--- begin DATA SEGMENT ---

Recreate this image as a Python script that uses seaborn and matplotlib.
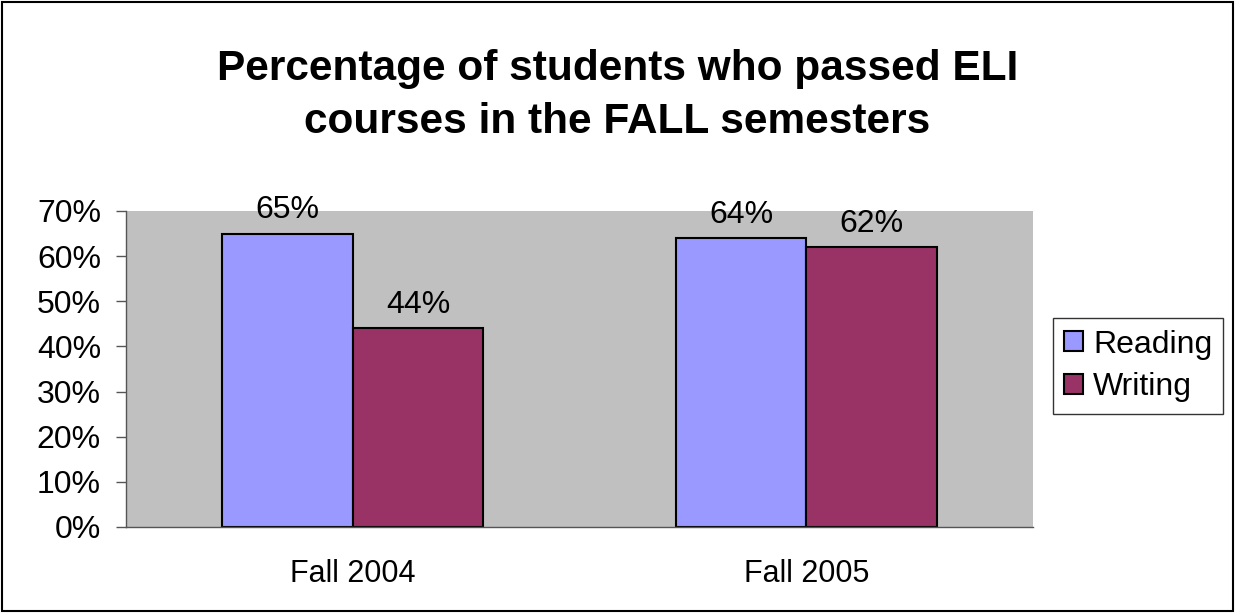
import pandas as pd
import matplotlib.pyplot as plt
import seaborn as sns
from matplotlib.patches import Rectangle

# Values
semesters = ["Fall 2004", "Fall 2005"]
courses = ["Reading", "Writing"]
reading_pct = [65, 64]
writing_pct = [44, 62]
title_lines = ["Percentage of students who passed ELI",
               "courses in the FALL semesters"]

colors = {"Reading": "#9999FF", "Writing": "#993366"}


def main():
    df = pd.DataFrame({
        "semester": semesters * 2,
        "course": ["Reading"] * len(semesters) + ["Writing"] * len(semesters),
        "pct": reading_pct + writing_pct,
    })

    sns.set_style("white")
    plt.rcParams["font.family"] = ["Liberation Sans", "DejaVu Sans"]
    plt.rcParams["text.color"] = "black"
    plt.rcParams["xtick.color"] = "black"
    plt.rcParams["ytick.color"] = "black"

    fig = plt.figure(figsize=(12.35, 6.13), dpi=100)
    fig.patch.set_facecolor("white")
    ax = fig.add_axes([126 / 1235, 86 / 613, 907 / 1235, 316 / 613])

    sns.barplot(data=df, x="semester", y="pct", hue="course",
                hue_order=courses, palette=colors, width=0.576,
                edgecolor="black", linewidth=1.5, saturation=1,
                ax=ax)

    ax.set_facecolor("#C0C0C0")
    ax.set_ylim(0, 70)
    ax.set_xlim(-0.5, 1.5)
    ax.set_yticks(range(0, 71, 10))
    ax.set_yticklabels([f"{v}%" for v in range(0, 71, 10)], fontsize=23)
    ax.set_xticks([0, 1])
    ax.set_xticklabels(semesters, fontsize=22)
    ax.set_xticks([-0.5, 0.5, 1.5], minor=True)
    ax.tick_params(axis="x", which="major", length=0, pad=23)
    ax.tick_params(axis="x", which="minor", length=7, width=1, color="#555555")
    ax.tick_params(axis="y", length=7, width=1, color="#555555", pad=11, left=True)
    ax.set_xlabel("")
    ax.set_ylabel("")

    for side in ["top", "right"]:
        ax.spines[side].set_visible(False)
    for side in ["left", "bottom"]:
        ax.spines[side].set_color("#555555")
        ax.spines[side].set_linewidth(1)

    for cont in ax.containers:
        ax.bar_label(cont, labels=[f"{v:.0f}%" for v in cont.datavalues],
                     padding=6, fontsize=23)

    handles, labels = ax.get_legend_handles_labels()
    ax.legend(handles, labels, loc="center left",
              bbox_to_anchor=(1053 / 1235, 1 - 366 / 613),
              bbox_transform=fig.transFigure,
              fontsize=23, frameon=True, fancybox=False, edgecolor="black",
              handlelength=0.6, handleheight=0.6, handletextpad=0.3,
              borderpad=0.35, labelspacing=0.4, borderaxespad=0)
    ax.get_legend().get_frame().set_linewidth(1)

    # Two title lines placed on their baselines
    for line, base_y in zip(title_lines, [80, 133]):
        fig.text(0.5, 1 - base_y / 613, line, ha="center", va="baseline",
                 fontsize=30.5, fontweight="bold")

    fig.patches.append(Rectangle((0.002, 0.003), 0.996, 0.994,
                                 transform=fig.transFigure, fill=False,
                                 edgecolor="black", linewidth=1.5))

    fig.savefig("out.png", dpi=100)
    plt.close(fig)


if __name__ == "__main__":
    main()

--- end DATA SEGMENT ---

## GOAL
Every line of the data above should be quoted exactly. Omit the pictures.

## SOLUTION
Recreate this image as a Python script that uses seaborn and matplotlib.
import pandas as pd
import matplotlib.pyplot as plt
import seaborn as sns
from matplotlib.patches import Rectangle

# Values
semesters = ["Fall 2004", "Fall 2005"]
courses = ["Reading", "Writing"]
reading_pct = [65, 64]
writing_pct = [44, 62]
title_lines = ["Percentage of students who passed ELI",
               "courses in the FALL semesters"]

colors = {"Reading": "#9999FF", "Writing": "#993366"}


def main():
    df = pd.DataFrame({
        "semester": semesters * 2,
        "course": ["Reading"] * len(semesters) + ["Writing"] * len(semesters),
        "pct": reading_pct + writing_pct,
    })

    sns.set_style("white")
    plt.rcParams["font.family"] = ["Liberation Sans", "DejaVu Sans"]
    plt.rcParams["text.color"] = "black"
    plt.rcParams["xtick.color"] = "black"
    plt.rcParams["ytick.color"] = "black"

    fig = plt.figure(figsize=(12.35, 6.13), dpi=100)
    fig.patch.set_facecolor("white")
    ax = fig.add_axes([126 / 1235, 86 / 613, 907 / 1235, 316 / 613])

    sns.barplot(data=df, x="semester", y="pct", hue="course",
                hue_order=courses, palette=colors, width=0.576,
                edgecolor="black", linewidth=1.5, saturation=1,
                ax=ax)

    ax.set_facecolor("#C0C0C0")
    ax.set_ylim(0, 70)
    ax.set_xlim(-0.5, 1.5)
    ax.set_yticks(range(0, 71, 10))
    ax.set_yticklabels([f"{v}%" for v in range(0, 71, 10)], fontsize=23)
    ax.set_xticks([0, 1])
    ax.set_xticklabels(semesters, fontsize=22)
    ax.set_xticks([-0.5, 0.5, 1.5], minor=True)
    ax.tick_params(axis="x", which="major", length=0, pad=23)
    ax.tick_params(axis="x", which="minor", length=7, width=1, color="#555555")
    ax.tick_params(axis="y", length=7, width=1, color="#555555", pad=11, left=True)
    ax.set_xlabel("")
    ax.set_ylabel("")

    for side in ["top", "right"]:
        ax.spines[side].set_visible(False)
    for side in ["left", "bottom"]:
        ax.spines[side].set_color("#555555")
        ax.spines[side].set_linewidth(1)

    for cont in ax.containers:
        ax.bar_label(cont, labels=[f"{v:.0f}%" for v in cont.datavalues],
                     padding=6, fontsize=23)

    handles, labels = ax.get_legend_handles_labels()
    ax.legend(handles, labels, loc="center left",
              bbox_to_anchor=(1053 / 1235, 1 - 366 / 613),
              bbox_transform=fig.transFigure,
              fontsize=23, frameon=True, fancybox=False, edgecolor="black",
              handlelength=0.6, handleheight=0.6, handletextpad=0.3,
              borderpad=0.35, labelspacing=0.4, borderaxespad=0)
    ax.get_legend().get_frame().set_linewidth(1)

    # Two title lines placed on their baselines
    for line, base_y in zip(title_lines, [80, 133]):
        fig.text(0.5, 1 - base_y / 613, line, ha="center", va="baseline",
                 fontsize=30.5, fontweight="bold")

    fig.patches.append(Rectangle((0.002, 0.003), 0.996, 0.994,
                                 transform=fig.transFigure, fill=False,
                                 edgecolor="black", linewidth=1.5))

    fig.savefig("out.png", dpi=100)
    plt.close(fig)


if __name__ == "__main__":
    main()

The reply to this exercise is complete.